As both a follow-up to that series of articles and as a way to celebrate the conclusion of our fourth year of publication, we thought we’d add a couple more installations to our registry of iconic watershapes.
In this issue, for starters, you’ll find a glorious feature on Italy’s legendary Villa d’Este by landscape architect Mark Holden (click here). This is the place after which hotelier Steve Wynn patterned Bellagio in Las Vegas, and it’s remarkable to see how much a truly beautiful modern hotel pales in comparison to the original.
Located just outside Rome, this 16th-century estate is graced by dozens of watershapes – fountains, ponds and cascades – all powered solely by gravity and head pressure. Despite the technological limitations of the era and decaying effects of the centuries, the watershapes at this wonderful spot are still among the most beautiful and complex ever created. As Holden points out, this is a place that all watershapers should put on their itinerary.
Then we have a feature by fountain expert William Hobbs on his firm’s work in support of the designs of Maya Lin, the contemporary genius behind the Vietnam Veterans Memorial in Washington, D.C., and a string of other monumental installations – many of which include dazzling uses of water (click here). In these works, in fact, we see water used as a metaphor of time, change and the sweep of human history – a clear voice in the multi-layered statements she makes in her work.
Personally, I find this combination of articles to be unusually powerful – a genuine declaration of the aesthetic potency of water as a sculptural medium.
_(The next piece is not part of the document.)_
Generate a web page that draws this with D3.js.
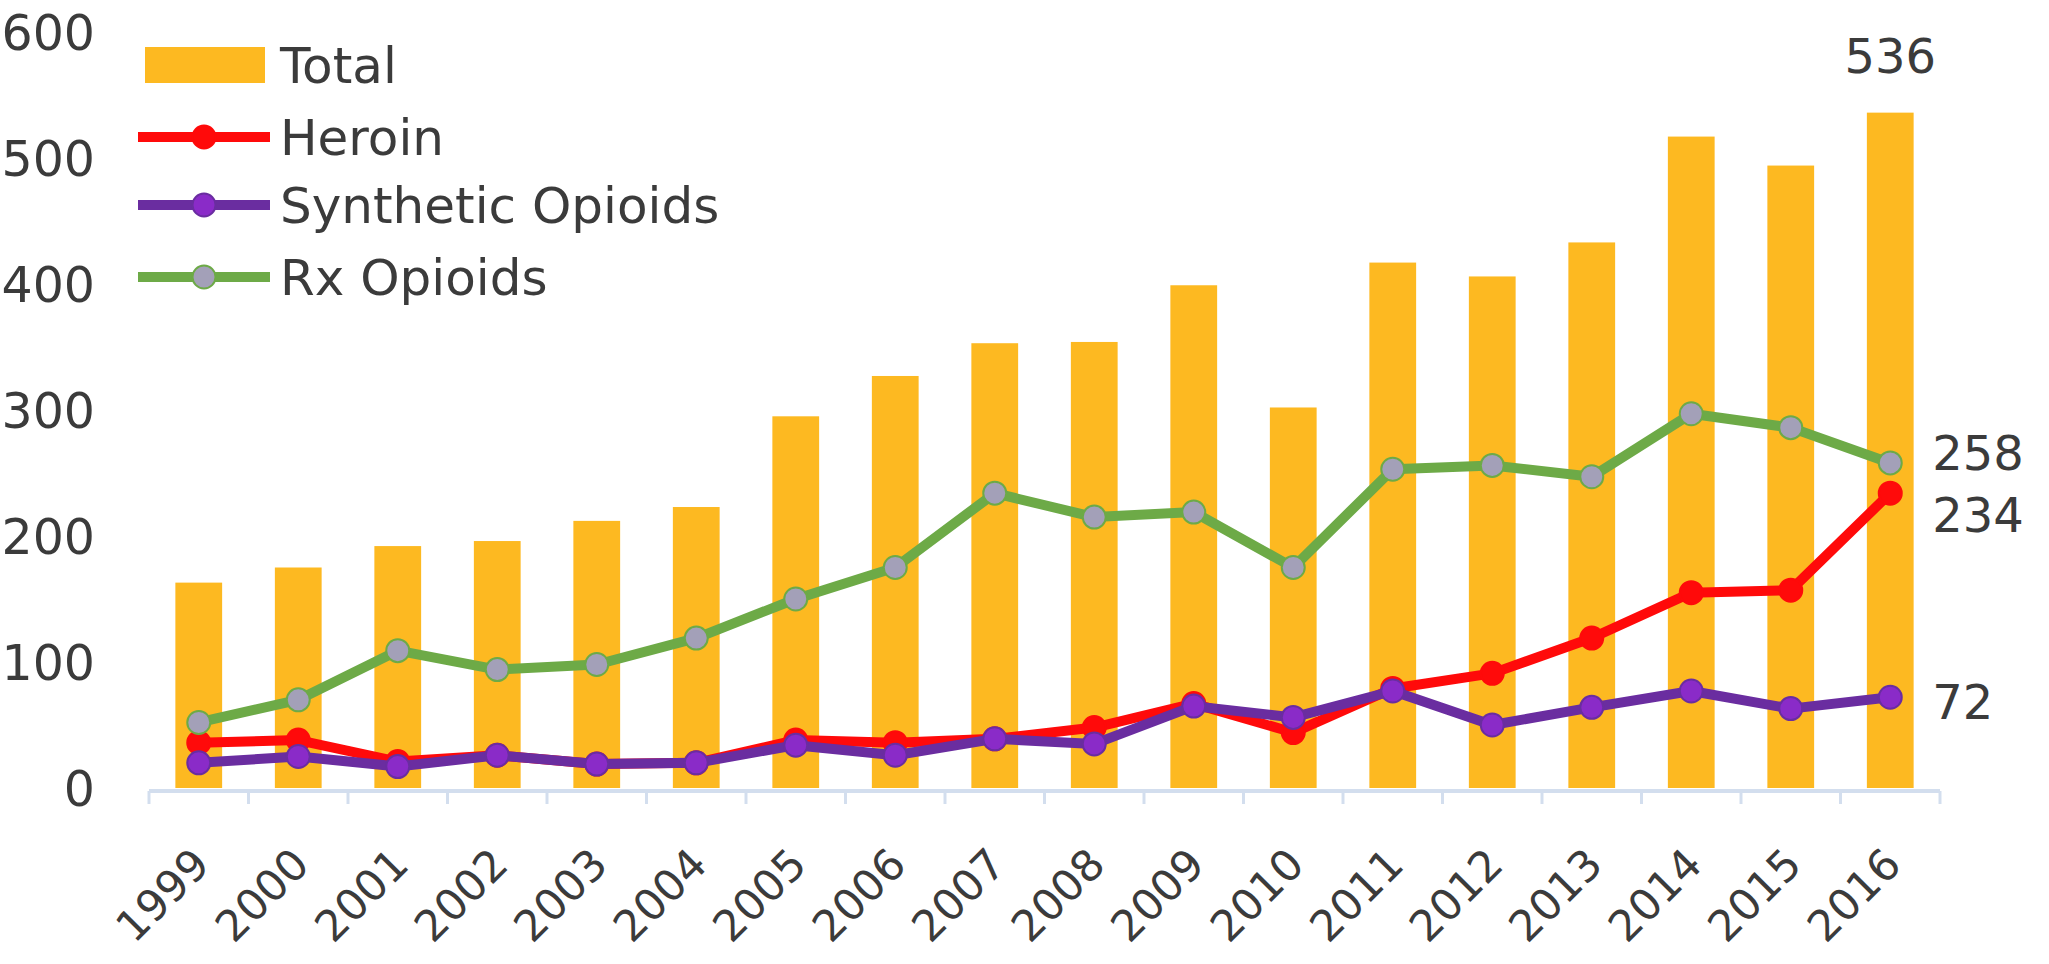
<!DOCTYPE html>
<html><head><meta charset="utf-8">
<script src="https://cdn.jsdelivr.net/npm/d3@7"></script>
<style>body{margin:0;background:#fff;overflow:hidden;} svg{display:block;}</style>
</head><body>
<svg id="c" width="2049" height="964"></svg>
<script>
// ---- data ----
const years = ["1999","2000","2001","2002","2003","2004","2005","2006","2007","2008","2009","2010","2011","2012","2013","2014","2015","2016"];
const total = [163,175,192,196,212,223,295,327,353,354,399,302,417,406,433,517,494,536];
const heroin = [36,38,21,26,19,20,38,36,39,48,67,44,79,91,119,155,157,234];
const synthetic = [20,25,17,26,19,20,34,26,39,35,65,56,77,50,64,77,63,72];
const rx = [52,70,109,94,98,119,150,175,234,215,219,175,253,256,247,297,286,258];
const yTicks = [0,100,200,300,400,500,600];
const seriesNames = ["Total","Heroin","Synthetic Opioids","Rx Opioids"];

// ---- styles ----
const FONT = "DejaVu Sans";
const TXT = "#3b3b3b";
const BAR = "#FDB921";
const lineSeries = [
  {name:"Heroin", values:heroin, stroke:"#FF0A0A", fill:"#FF0A0A", labelDy:39},
  {name:"Synthetic Opioids", values:synthetic, stroke:"#6A2DA0", fill:"#8A2BC8", labelDy:22},
  {name:"Rx Opioids", values:rx, stroke:"#6DAA47", fill:"#A3A0B8", labelDy:7}
];

const svg = d3.select("#c");
const x = d3.scaleBand().domain(years).range([149,1940]).paddingInner(0.53).paddingOuter(0.265);
const y = d3.scaleLinear().domain([0,600]).range([788,32]);
const cx = d => x(d) + x.bandwidth()/2;

// bars
svg.append("g").selectAll("rect").data(years).join("rect")
  .attr("x", d => x(d)).attr("width", x.bandwidth())
  .attr("y", (d,i) => y(total[i])).attr("height", (d,i) => y(0) - y(total[i]))
  .attr("fill", BAR);

// x baseline + category boundary ticks
const step = x.step();
const bounds = d3.range(years.length + 1).map(i => x.range()[0] + i*step);
svg.append("line").attr("x1", bounds[0]).attr("x2", bounds[bounds.length-1])
  .attr("y1", y(0)+3).attr("y2", y(0)+3).attr("stroke","#D3DEEE").attr("stroke-width",4);
svg.append("g").selectAll("line").data(bounds).join("line")
  .attr("x1", d=>d).attr("x2", d=>d).attr("y1", y(0)+3).attr("y2", y(0)+16)
  .attr("stroke","#D3DEEE").attr("stroke-width",3);

// y axis
const yAxis = svg.append("g").attr("transform","translate(95,0)")
  .call(d3.axisLeft(y).tickValues(yTicks).tickSize(0).tickPadding(0));
yAxis.select(".domain").remove();
yAxis.selectAll("text").attr("font-family", FONT).attr("font-size", 49).attr("fill", TXT).attr("dy","0.36em");

// x axis
const xAxis = svg.append("g").attr("transform",`translate(0,${y(0)})`)
  .call(d3.axisBottom(x).tickSize(0));
xAxis.select(".domain").remove();
xAxis.selectAll("text").attr("font-family", FONT).attr("font-size", 43).attr("fill", TXT)
  .attr("text-anchor","end").attr("x",0).attr("y",0).attr("dy",0)
  .attr("transform","translate(13,79) rotate(-45)");

// lines
const line = d3.line().x((d,i) => cx(years[i])).y(d => y(d));
lineSeries.forEach(s => {
  const g = svg.append("g");
  g.append("path").datum(s.values).attr("d", line).attr("fill","none")
    .attr("stroke", s.stroke).attr("stroke-width", 10).attr("stroke-linejoin","round");
  g.selectAll("circle").data(s.values).join("circle")
    .attr("cx",(d,i)=>cx(years[i])).attr("cy", d=>y(d)).attr("r", 11.5)
    .attr("fill", s.fill).attr("stroke", s.stroke).attr("stroke-width", 2);
});

// end labels
const last = years.length - 1;
svg.append("text").attr("x", cx(years[last])).attr("y", y(total[last]) - 40)
  .attr("text-anchor","middle").attr("font-family",FONT).attr("font-size",48).attr("fill",TXT)
  .text(total[last]);
lineSeries.forEach(s => {
  svg.append("text").attr("x", cx(years[last]) + 42).attr("y", y(s.values[last]) + s.labelDy)
    .attr("font-family",FONT).attr("font-size",48).attr("fill",TXT).text(s.values[last]);
});

// legend
const legRows = [65,137,205,277];
const leg = svg.append("g");
leg.append("rect").attr("x",145).attr("y",legRows[0]-18).attr("width",120).attr("height",36).attr("fill",BAR);
lineSeries.forEach((s,i) => {
  const ry = legRows[i+1];
  leg.append("line").attr("x1",138).attr("x2",270).attr("y1",ry).attr("y2",ry)
    .attr("stroke",s.stroke).attr("stroke-width",10);
  leg.append("circle").attr("cx",204).attr("cy",ry).attr("r",11.5)
    .attr("fill",s.fill).attr("stroke",s.stroke).attr("stroke-width",2);
});
seriesNames.forEach((n,i) => {
  leg.append("text").attr("x",280).attr("y",legRows[i]+18).attr("font-family",FONT)
    .attr("font-size",50).attr("fill",TXT).text(n);
});
</script>
</body></html>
Although Lin’s modernism and the Villa d’Este’s classicism are about as far apart as you can get in terms of art history, artistic style and physical scale, these monuments carry profound social and cultural messages through the interplay of art and water.
These deep, artistic resonances and the creative vision of the great watershapers involved in these masterpieces challenge us to meaningful, even spiritual, reflection. At the same time, we all know just how diverting and relaxing it can and should be to spend time in the presence of moving water. In other words, you don’t have to be an art historian to appreciate works such as these – but the deeper meanings are certainly there if you’re inclined to look for them.
Whether you endeavor on your own to create large public displays or intimate residential environments, it’s important to realize that, through the art and craft of watershaping, you are linked to a distinguished creative tradition that reaches back through the centuries – and propels us all into the future.